>> begin GIVEN DATA
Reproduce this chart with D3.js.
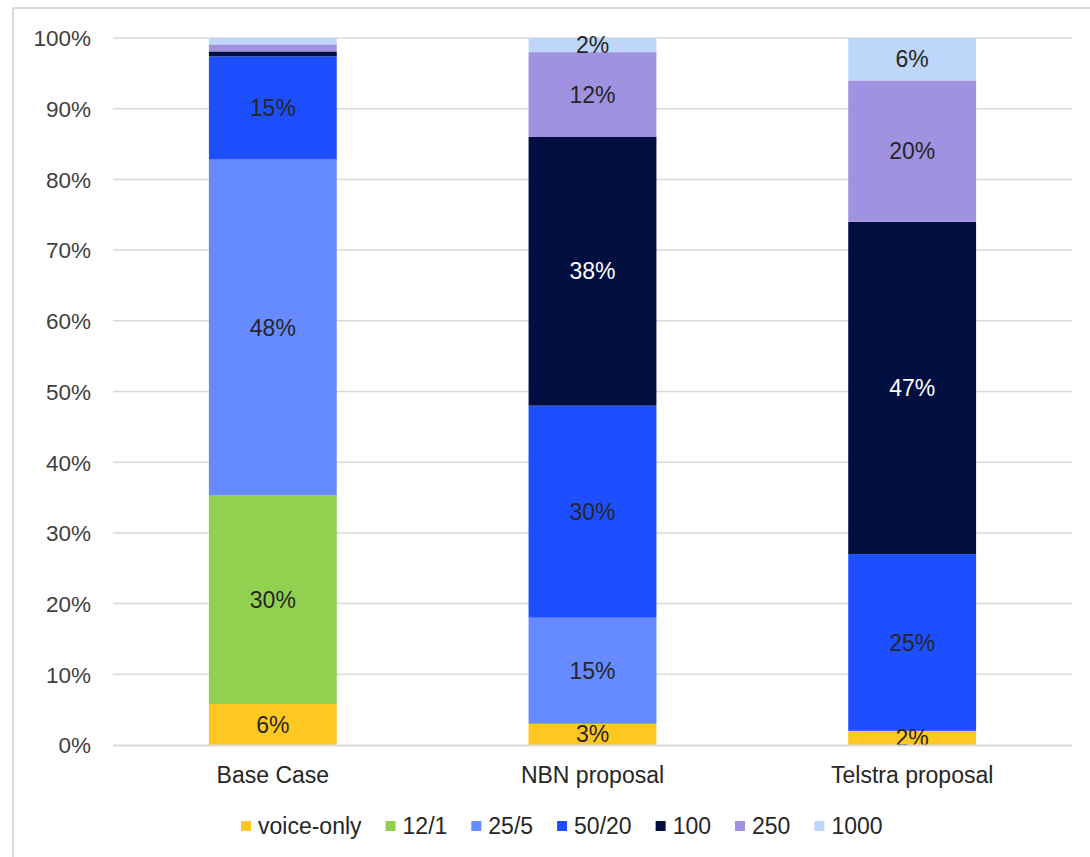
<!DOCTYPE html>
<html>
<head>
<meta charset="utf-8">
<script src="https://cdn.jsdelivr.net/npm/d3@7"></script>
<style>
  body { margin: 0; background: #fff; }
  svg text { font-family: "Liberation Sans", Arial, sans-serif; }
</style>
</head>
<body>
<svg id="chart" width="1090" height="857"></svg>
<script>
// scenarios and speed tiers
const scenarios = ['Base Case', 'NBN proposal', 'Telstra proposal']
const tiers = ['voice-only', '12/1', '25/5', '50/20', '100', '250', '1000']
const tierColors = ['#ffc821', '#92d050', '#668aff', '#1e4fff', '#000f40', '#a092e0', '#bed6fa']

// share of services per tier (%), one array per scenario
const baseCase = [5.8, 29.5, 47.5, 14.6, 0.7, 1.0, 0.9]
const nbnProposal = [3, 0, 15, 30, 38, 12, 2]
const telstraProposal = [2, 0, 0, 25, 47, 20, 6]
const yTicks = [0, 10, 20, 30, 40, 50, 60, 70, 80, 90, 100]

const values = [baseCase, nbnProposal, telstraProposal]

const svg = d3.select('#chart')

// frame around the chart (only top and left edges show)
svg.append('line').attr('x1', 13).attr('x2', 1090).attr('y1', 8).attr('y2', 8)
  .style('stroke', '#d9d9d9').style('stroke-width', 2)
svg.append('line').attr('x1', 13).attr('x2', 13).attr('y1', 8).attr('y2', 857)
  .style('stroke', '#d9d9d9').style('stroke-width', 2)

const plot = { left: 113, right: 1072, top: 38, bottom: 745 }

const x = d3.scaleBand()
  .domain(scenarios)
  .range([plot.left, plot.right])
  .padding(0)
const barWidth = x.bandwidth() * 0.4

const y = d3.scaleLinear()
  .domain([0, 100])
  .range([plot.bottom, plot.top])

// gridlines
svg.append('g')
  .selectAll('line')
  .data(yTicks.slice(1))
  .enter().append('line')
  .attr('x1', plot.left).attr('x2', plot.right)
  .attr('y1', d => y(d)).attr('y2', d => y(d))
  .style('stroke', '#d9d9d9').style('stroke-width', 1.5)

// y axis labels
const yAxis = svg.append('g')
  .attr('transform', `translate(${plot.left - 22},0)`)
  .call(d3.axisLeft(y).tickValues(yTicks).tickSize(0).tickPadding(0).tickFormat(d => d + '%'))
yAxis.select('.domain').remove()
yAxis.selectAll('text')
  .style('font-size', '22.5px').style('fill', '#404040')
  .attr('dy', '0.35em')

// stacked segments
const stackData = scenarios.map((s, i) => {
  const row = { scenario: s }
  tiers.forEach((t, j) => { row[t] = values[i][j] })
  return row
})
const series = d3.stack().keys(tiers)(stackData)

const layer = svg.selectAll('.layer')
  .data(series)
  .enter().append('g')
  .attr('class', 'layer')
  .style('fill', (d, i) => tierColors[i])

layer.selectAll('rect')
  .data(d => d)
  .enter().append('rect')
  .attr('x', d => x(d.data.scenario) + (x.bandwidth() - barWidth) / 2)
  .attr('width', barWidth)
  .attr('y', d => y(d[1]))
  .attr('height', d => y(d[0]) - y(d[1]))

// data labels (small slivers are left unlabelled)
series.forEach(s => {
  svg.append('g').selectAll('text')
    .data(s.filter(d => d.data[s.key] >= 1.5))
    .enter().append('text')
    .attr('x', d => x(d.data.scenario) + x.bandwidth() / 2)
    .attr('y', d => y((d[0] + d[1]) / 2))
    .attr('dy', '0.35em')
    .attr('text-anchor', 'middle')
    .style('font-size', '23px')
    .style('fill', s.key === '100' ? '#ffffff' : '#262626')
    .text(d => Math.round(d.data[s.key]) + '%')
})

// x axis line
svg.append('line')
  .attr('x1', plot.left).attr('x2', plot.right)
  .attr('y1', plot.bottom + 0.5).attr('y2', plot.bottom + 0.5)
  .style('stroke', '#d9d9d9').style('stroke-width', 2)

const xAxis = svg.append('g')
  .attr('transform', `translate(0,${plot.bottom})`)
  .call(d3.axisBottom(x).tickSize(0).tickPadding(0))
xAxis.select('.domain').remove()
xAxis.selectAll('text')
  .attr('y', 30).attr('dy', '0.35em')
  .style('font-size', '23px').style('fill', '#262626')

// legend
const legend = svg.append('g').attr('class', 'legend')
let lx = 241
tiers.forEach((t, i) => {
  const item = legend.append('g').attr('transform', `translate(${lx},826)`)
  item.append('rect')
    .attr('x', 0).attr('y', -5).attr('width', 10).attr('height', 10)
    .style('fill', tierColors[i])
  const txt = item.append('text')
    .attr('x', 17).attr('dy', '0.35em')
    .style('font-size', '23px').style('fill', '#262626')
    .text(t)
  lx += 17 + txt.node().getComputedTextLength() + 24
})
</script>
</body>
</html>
>> end GIVEN DATA
YOUR TASK — Go through the material and copy out every line with "chart" in it.

THE OUTPUT —
Reproduce this chart with D3.js.
<svg id="chart" width="1090" height="857"></svg>
const svg = d3.select('#chart')
// frame around the chart (only top and left edges show)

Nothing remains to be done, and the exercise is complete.